President Uhuru Kenyatta endorsed the SRC recommendations to Treasury in 2015 and the pensioners have also taken their plight to Parliament.
Post-retirement expenses
Gichohi explains that with a pension of less than Sh10,000, it is nearly impossible to cater for post-retirement expenses.
“When people reach our age they are vulnerable to ailments and when we die even our families are unable to raise money for funerals because of the little money we get as pensioners,” he says.
Many dependants also do not understand what the law says on pensions so when pensioners die, they are unaware of how to claim what is rightfully theirs.
“Many times, money is accumulated in the pensions department because there is no owner to claim it. This is unfair,” says Gichohi.
The civil service pensioners are also locked out of the Sh2,000 a month inua jamii programme, a government’s cash transfer programme for the elderly.
John Wachira, who joined the government in 1963 and retired in 1999, is a frustrated man.
Wachira says when he retired, salary levels were low because of the poor economy, hence low pensions.
“The understanding of pensions is that it is paid to enable you maintain your social standing and status even after you retire.
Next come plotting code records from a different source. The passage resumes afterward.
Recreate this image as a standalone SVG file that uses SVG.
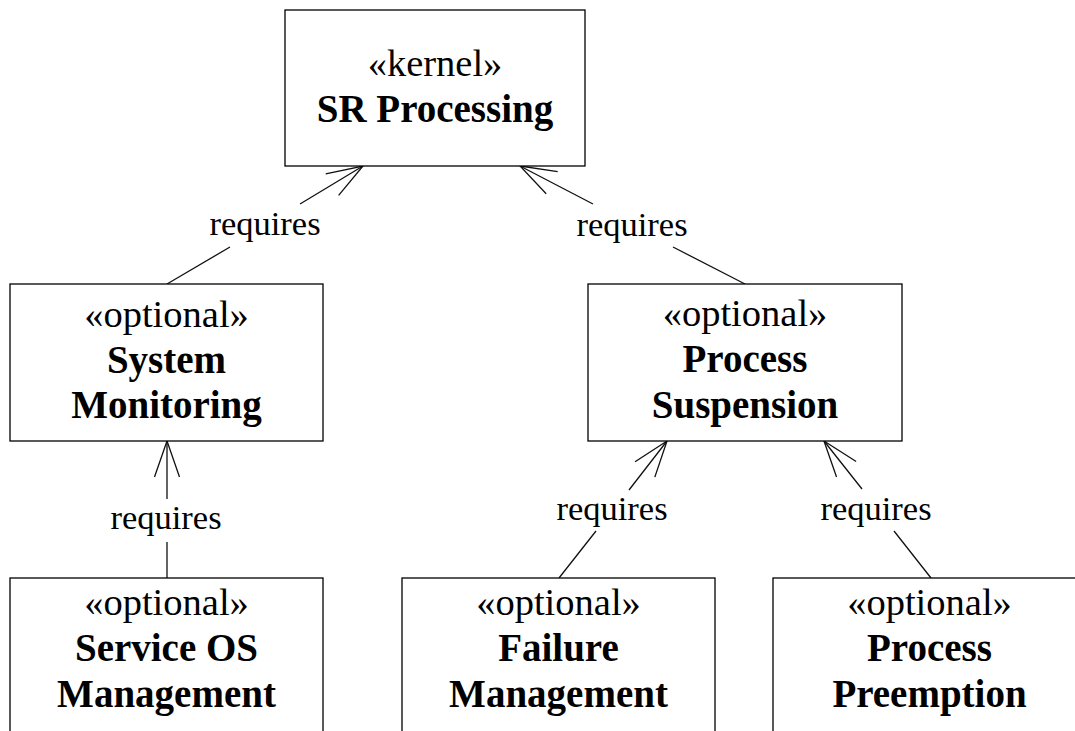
<svg xmlns="http://www.w3.org/2000/svg" width="1075" height="731" viewBox="0 0 1075 731">
<style>
.box{fill:#fff;stroke:#000;stroke-width:1.3}
.st{font-family:"Liberation Serif","Times New Roman",serif;font-size:38.5px;text-anchor:middle;fill:#000}
.nm{font-family:"Liberation Serif","Times New Roman",serif;font-size:39px;font-weight:bold;text-anchor:middle;fill:#000}
.lbl{font-family:"Liberation Serif","Times New Roman",serif;font-size:34.5px;text-anchor:middle;fill:#000}
.edge{fill:none;stroke:#111;stroke-width:1.3}
</style>
<defs>
<marker id="open" markerUnits="userSpaceOnUse" markerWidth="50" markerHeight="40" viewBox="-40 -20 50 40" refX="0" refY="0" orient="auto" overflow="visible">
<path d="M -36,-12.5 L 0,0 L -36,12.5" fill="none" stroke="#111" stroke-width="1.3"/>
</marker>
</defs>
<rect width="1075" height="731" fill="#fff"/>
<g id="connectors">
<path class="edge" d="M 167,284 L 230,247 M 300,204 L 363,166" marker-end="url(#open)"/>
<path class="edge" d="M 745,284 L 673,247 M 593,204 L 520,166" marker-end="url(#open)"/>
<path class="edge" d="M 167,578 L 167,542 M 167,499 L 167,441" marker-end="url(#open)"/>
<path class="edge" d="M 559,578 L 596,531 M 629,490 L 667,441" marker-end="url(#open)"/>
<path class="edge" d="M 931,578 L 894,531 M 862,489 L 824,441" marker-end="url(#open)"/>
<text class="lbl" x="265" y="235">requires</text>
<text class="lbl" x="632" y="236">requires</text>
<text class="lbl" x="166" y="529">requires</text>
<text class="lbl" x="612" y="520">requires</text>
<text class="lbl" x="876" y="520">requires</text>
</g>
<g id="sr-processing">
<rect class="box" x="285" y="10" width="300" height="156"/>
<text class="st" x="435" y="76">«kernel»</text>
<text class="nm" x="435" y="122">SR Processing</text>
</g>
<g id="system-monitoring">
<rect class="box" x="10" y="284" width="313" height="157"/>
<text class="st" x="166.5" y="327">«optional»</text>
<text class="nm" x="166.5" y="373">System</text>
<text class="nm" x="166.5" y="418">Monitoring</text>
</g>
<g id="process-suspension">
<rect class="box" x="588" y="284" width="314" height="157"/>
<text class="st" x="745" y="326">«optional»</text>
<text class="nm" x="745" y="372">Process</text>
<text class="nm" x="745" y="418">Suspension</text>
</g>
<g id="service-os-management">
<rect class="box" x="10" y="578" width="313" height="170"/>
<text class="st" x="166.5" y="615">«optional»</text>
<text class="nm" x="166.5" y="661">Service OS</text>
<text class="nm" x="166.5" y="707">Management</text>
</g>
<g id="failure-management">
<rect class="box" x="402" y="578" width="313" height="170"/>
<text class="st" x="558.5" y="615">«optional»</text>
<text class="nm" x="558.5" y="661">Failure</text>
<text class="nm" x="558.5" y="707">Management</text>
</g>
<g id="process-preemption">
<rect class="box" x="773" y="578" width="313" height="170"/>
<text class="st" x="929.5" y="615">«optional»</text>
<text class="nm" x="929.5" y="661">Process</text>
<text class="nm" x="929.5" y="707">Preemption</text>
</g>
</svg>
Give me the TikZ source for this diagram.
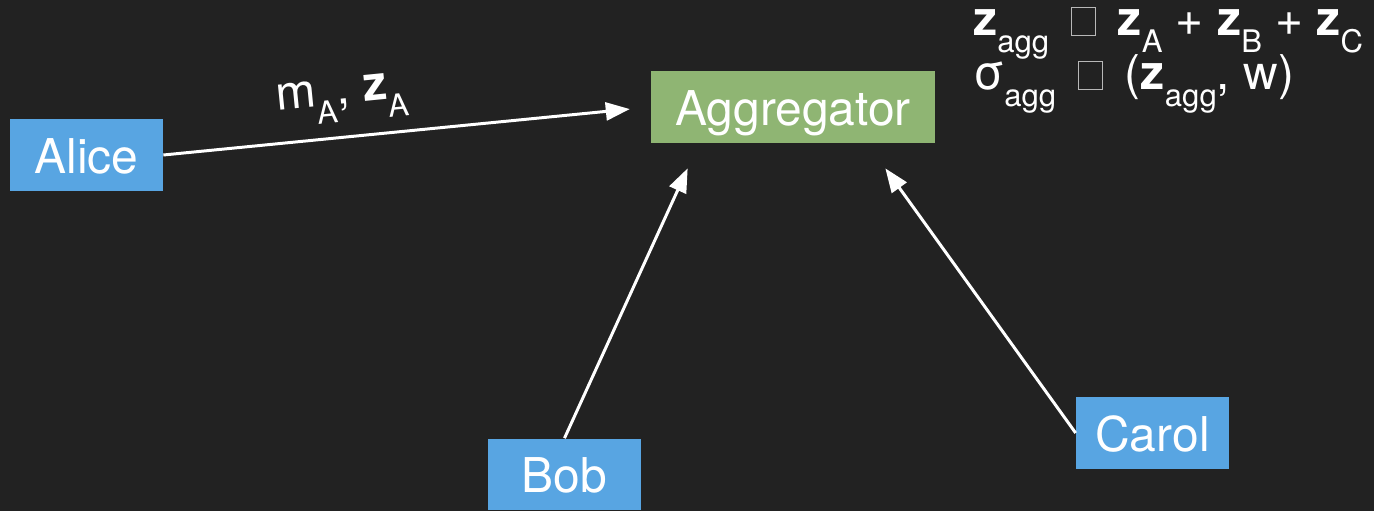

Unfortunately, after sometime inflation ate into the purchasing power of that pension so that progressively the standard of living is reduced,” he says.
Wachira, who has served in three government regimes since independence, and scores of other retirees, believe they have been neglected.
“We are the heroes and heroines who’ve put this country to where it is today through sacrifices, but when we retired we were forgotten,” says Veronica Maina.
“Today people are laughing at us because we look like people who’ve never been employed. It’s through God’s grace that I’m 70,” she laments.